The lesson here is to not schedule weird or new things to happen on the day you take your kids back to school.  And to consider that snow might happen in the middle of winter in Connecticut.

BONUS:  Today we are all home due to the storm, which in hindsight was not really all that bad.  But home we are, and it’s neither a true snow day (not at all snowed in) nor is it a full work day.  It’s a snowork (snork?) day, I suppose.  Here is how my phone call with opposing counsel went this morning:

Me:  (answers ringing phone) Melanie Dunn.

Caller:  Hi Melanie, it’s Attorney, we need to discuss the reschedule of our—


Except that last piece of the conversation wasn’t actually me.  It was me, holding onto a toddler, who was holding one of those books with the buttons on the side that you press to make sounds that go along with the story.

[image via wikimedia commons]
[image via wikimedia commons]


6 thoughts on “Cranky New Year: The Top Three Reasons Ringing in the New Year with My Kids Was Difficult, Albeit Memorable

  1. You are hilarious 🙂 I’ll be chuckling about the dolphin thing for days…mostly because I’ve so been there and I’m glad to know that I’m in good company!

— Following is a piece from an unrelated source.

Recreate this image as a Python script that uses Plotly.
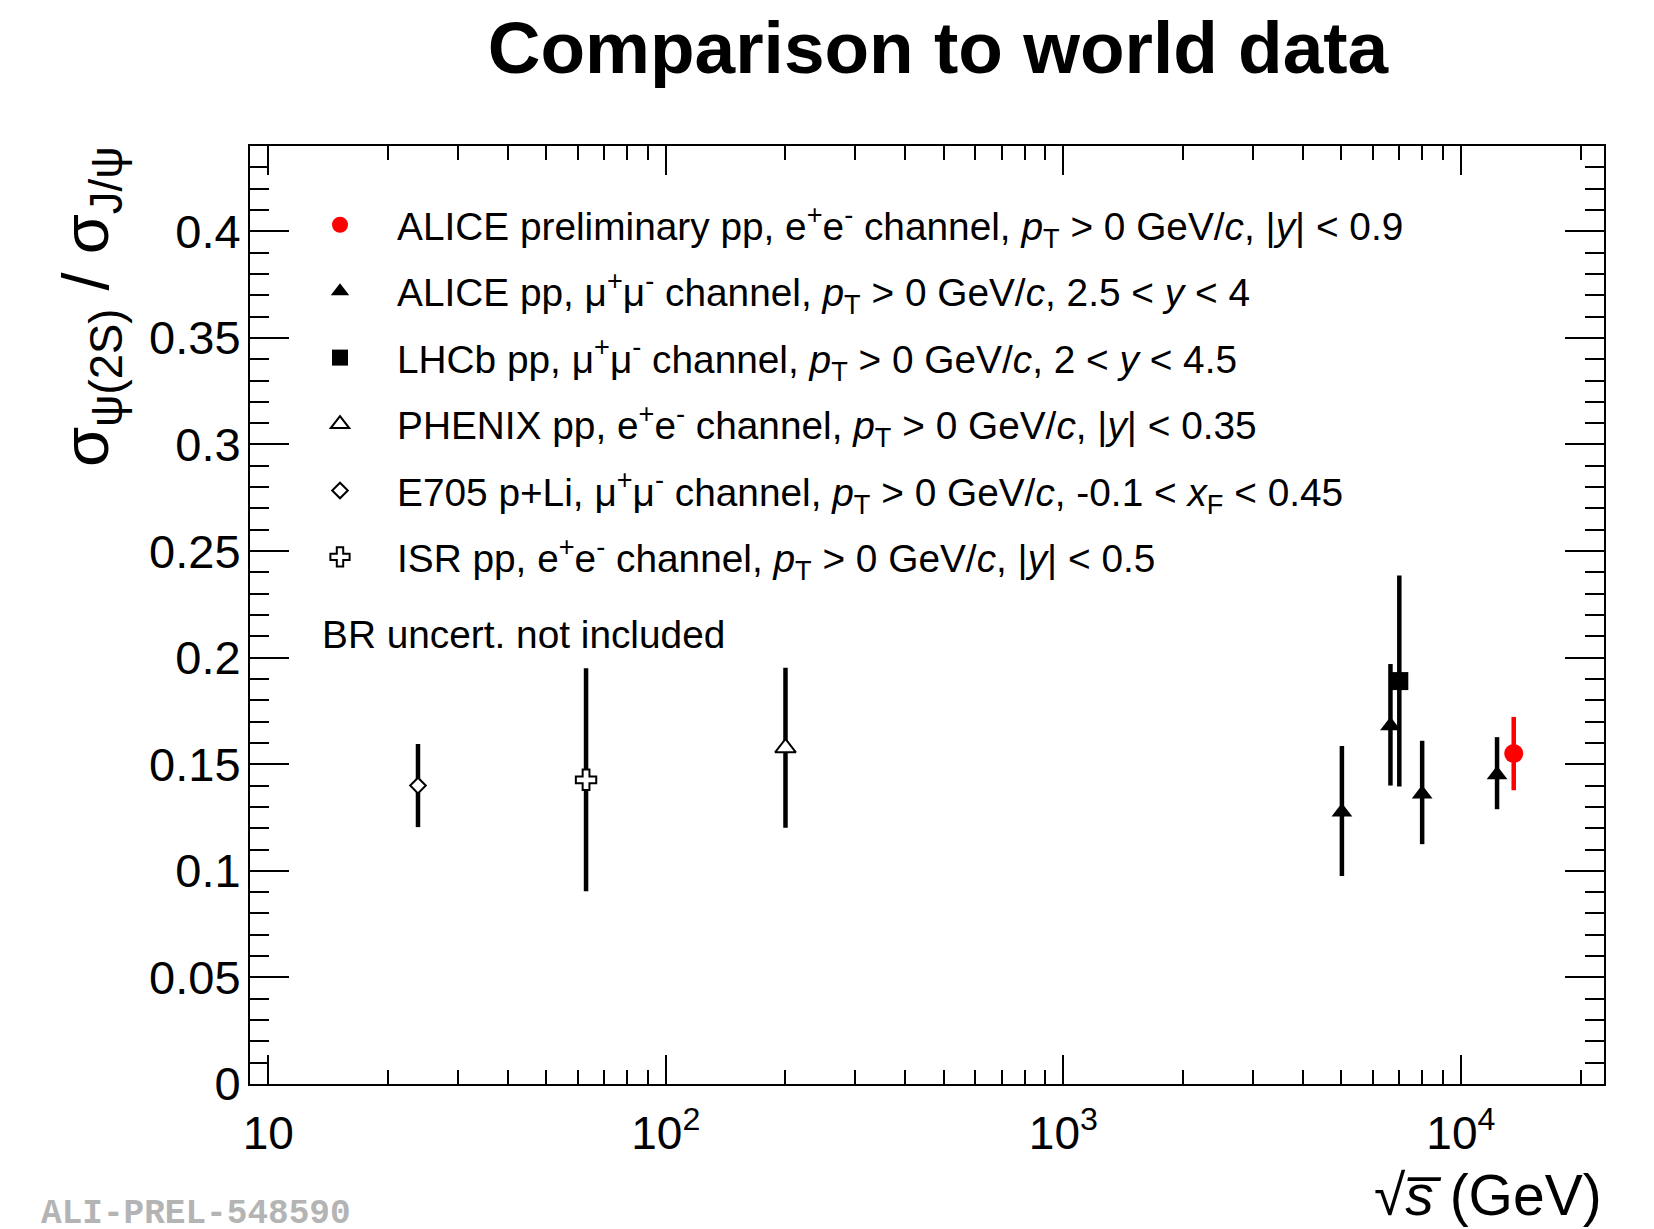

  2. I feel your pain re: sleep — my 17-month-old wants to be a nurse-all-night co-sleeper and I just want to sleep for 4+ hours and wake up with sensation in my right arm. That is very cool about your sister being able to use your wedding dress! What a fabulous way to fulfill the “borrowed” part.


  3. Melanie, PINCH! PINCH! Soon you will be pinching that little plastic blob out of your eye like a pro. Seriously, I feel your pain. We all have a day once in a while where we think we never should have gotten out of bed, but of course we have to! I hope this was your one bad day for 2014, and now it’s in the past.


  4. Mel this made me feel your pain and laugh at the same time. You are such a great writer! I’m sorry you’ve been sick (I have been too, it sucks!) and I’m sorry about the contacts thing. At least you’re able to find humor in life!